A new Texas law will let child welfare providers deny adoptions and other services to parents and children based on “sincerely held religious beliefs.”
Governor Greg Abbott signed House Bill 3859 into law earlier this week, allowing faith-based adoption and foster child placement agencies to refuse families based on religion, the Texas Tribune reports.
Child welfare providers can now use their “sincerely held religious beliefs” to determine which homes and services to assign foster and adoptive children. Under the law, those who are refused services on religious grounds must be referred to a different organization.
Lawmakers who support the legislation claim that it will protect religious freedom and the state’s large number of faith-based child welfare organizations. Critics of the law argue that it will allow those agencies to discriminate against non-Christian and LGBT families, putting the needs of faith-based agencies over those of vulnerable children.

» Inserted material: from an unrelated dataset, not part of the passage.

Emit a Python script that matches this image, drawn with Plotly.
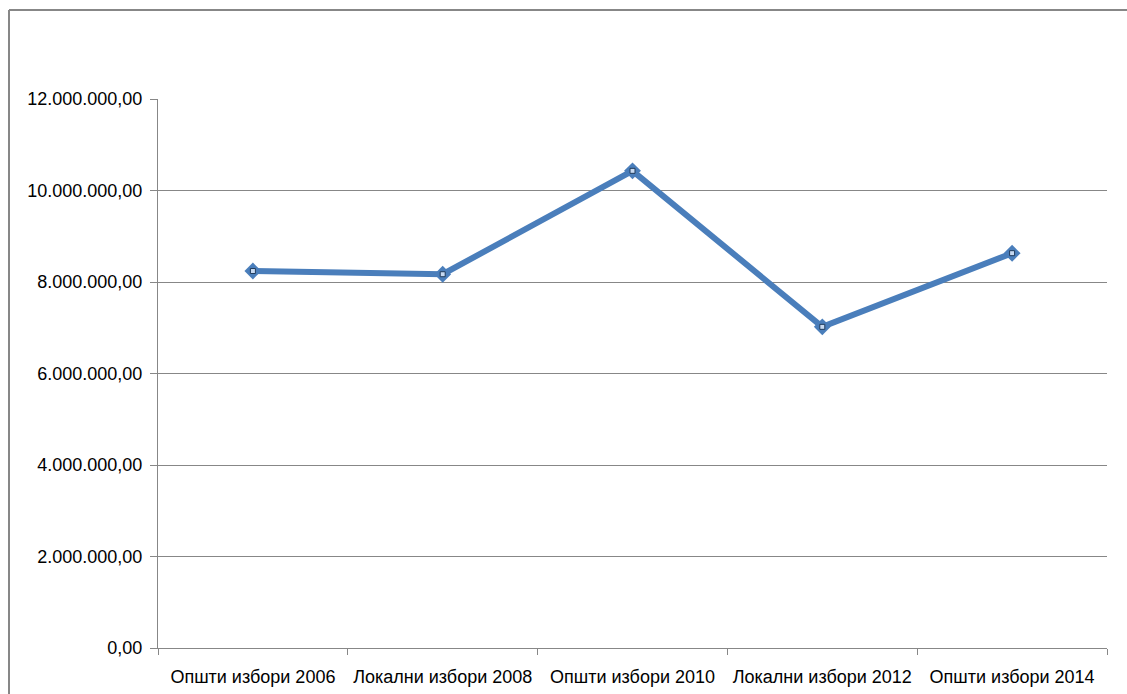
import plotly.graph_objects as go

categories = ["Општи избори 2006", "Локални избори 2008", "Општи избори 2010",
              "Локални избори 2012", "Општи избори 2014"]
values = [8240000, 8170000, 10430000, 7020000, 8630000]
y_ticks = [0, 2000000, 4000000, 6000000, 8000000, 10000000, 12000000]

W, H = 1127, 694
L, R, T, B = 158, 20, 99, 46
pw, ph = W - L - R, H - T - B

fig = go.Figure()
fig.add_trace(go.Scatter(
    x=categories, y=values, mode="lines+markers",
    line=dict(color="#4A7EBB", width=6),
    marker=dict(symbol="diamond", size=13, color="#4A7EBB"),
    hoverinfo="skip", showlegend=False,
))
fig.add_trace(go.Scatter(
    x=categories, y=values, mode="markers",
    marker=dict(symbol="square", size=5, color="#C6D9F1",
                line=dict(color="#1F3B5C", width=1)),
    hoverinfo="skip", showlegend=False,
))

font = dict(family="Liberation Sans, Arial, sans-serif", size=18, color="#000000")

fig.update_layout(
    width=W, height=H,
    margin=dict(l=L, r=R, t=T, b=B, autoexpand=False),
    paper_bgcolor="white", plot_bgcolor="white",
    separators=",.",
    font=font,
    xaxis=dict(
        type="category", tickson="boundaries", ticks="outside", ticklen=6,
        tickcolor="#878787", showline=True, linecolor="#878787", linewidth=1,
        showgrid=False, tickfont=font, range=[-0.5, 4.5],
        ticklabelstandoff=12, automargin=False,
    ),
    yaxis=dict(
        range=[0, 12000000], tickvals=y_ticks, tickformat=",.2f",
        ticks="outside", ticklen=7, tickcolor="#878787",
        showline=True, linecolor="#878787", linewidth=1,
        showgrid=True, gridcolor="#878787", gridwidth=1,
        zeroline=False, tickfont=font, ticklabelstandoff=4, automargin=False,
    ),
)

# outer chart-area border (only top and left edges are inside the picture)
x0 = (9 - L) / pw
y1 = (H - B - 10) / ph
fig.add_shape(type="line", xref="paper", yref="paper",
              x0=x0, x1=1.1, y0=y1, y1=y1,
              line=dict(color="#878787", width=2), layer="below")
fig.add_shape(type="line", xref="paper", yref="paper",
              x0=x0, x1=x0, y0=-0.2, y1=y1,
              line=dict(color="#878787", width=2), layer="below")

fig.write_html(
    "out.html",
    config={"displayModeBar": False},
    post_script="document.body.style.margin='0';document.body.style.overflow='hidden';",
)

“This law was never about the best interests of Texans or of children, but about forwarding a political agenda to codify the permission to discriminate against LGBTQ Texans into state law,” says GLAAD president Sarah Kate Ellis in a statement. “Discrimination has won in Texas, and it saddens me that a child can now be denied the chance to live with a deserving family simply because they are LGBTQ.”
Similar discriminatory legislation has been passed in Michigan, North Dakota, South Dakota, Virginia, and Alabama.